Т.У. - Власть неудачно позиционируется по основным темам в социальном контексте кризиса и общей ситуации в стране в целом. Она делает вид, что все прекрасно. Однако ситуация в стране сегодня непростая, последствия кризиса стали очевидны сейчас. И первым проявлением стало ухудшение ситуации в одном из бюджетообразующих регионов страны.
Это произошло в тот момент, когда руководство страны было уверено, что справилось с кризисом, и все худшее позади. Однако лето, богатое резонансными событиями, продемонстрировало противоположное. Хотя события внешне не связаны, они, несомненно, являются звеньями одной цепи.
Основными причинами ухудшения ситуации являются монополизация политических и экономических ресурсов элитой, которая правит страной, процветание коррупции, а, исходя из реакции власти, складывается впечатление, что она не была готова к такому развороту событий.
Во-первых, на мой взгляд, обозначилась потребность в создании механизмов реагирования на политические и социальные кризисы в регионах.
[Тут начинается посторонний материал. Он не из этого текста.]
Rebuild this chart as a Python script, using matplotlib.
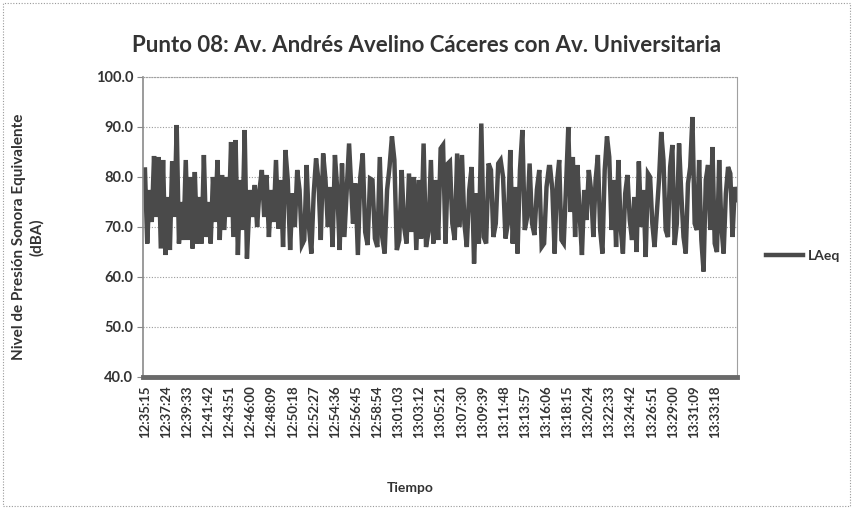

Власть в регионах в силу сильной централизации не имеет возможностей без ориентации на Ак орду решать проблемы.
Во-вторых, можно выделить «непредсказуемость» противостояния власти и общества. Реакция власти показывает, что она не может наладить эффективный диалог с общественными и политическими группами. Сейчас узкий круг «недовольных» расширяется и принимает разные формы. Это и забастовки нефтяников, и акции протеста, организованные оппозицией, и акции так называемых религиозных или криминальных структур. Пассивное большинство постепенно становится активным.
Э.П. - Главная задача власти последние лет 10 – это как раз решение социальных проблем. Поэтому, я думаю, здесь будет увеличиваться казахстанское содержание в плане кадрового потенциала. Будут поощрять принятие местных кадров на работу в дальнейшем и определенные ограничения на ввоз зарубежных специалистов, потому что это вызывает социальную напряженность.
Самая главная цель – деполитизировать процесс, чтобы можно было достичь компромисса. Чем больше будут политизированы требования нефтяников, тем меньше шансов, что власть пойдет на компромисс. Второе: сделанные властью выводы позволят уделять более серьезное внимание социальной составляющей.
На краткосрочный период у меня оптимистичный взгляд на то, что будет происходить в стране. Во-первых, официальной Астане не нужны проблемы. Хотя бы до 16 декабря, чтобы успешно провести этот год. Во-вторых, исполнительная власть на местах будет тщательнее бдить. И эта бдительность после недавних событий усилена у госструктур, потому и ряд кадровых назначений был произведен. Сейчас к религиозной теме более серьезное внимание: создали профильное агентство, о перерегистрации мечетей заявили. Государство теперь одобрительно будет относиться ко всему, что происходит в религиозной сфере.
Я думаю, что сейчас традиционные конфессии будут поощряться, а к нетрадиционным будет все более скептическое отношение. И поскольку власть будет внимательнее следить, разным эмиссарам будет тяжелее проникать с деструктивными идеями в души людей. Да и провозить запрещенную литературу, оружие.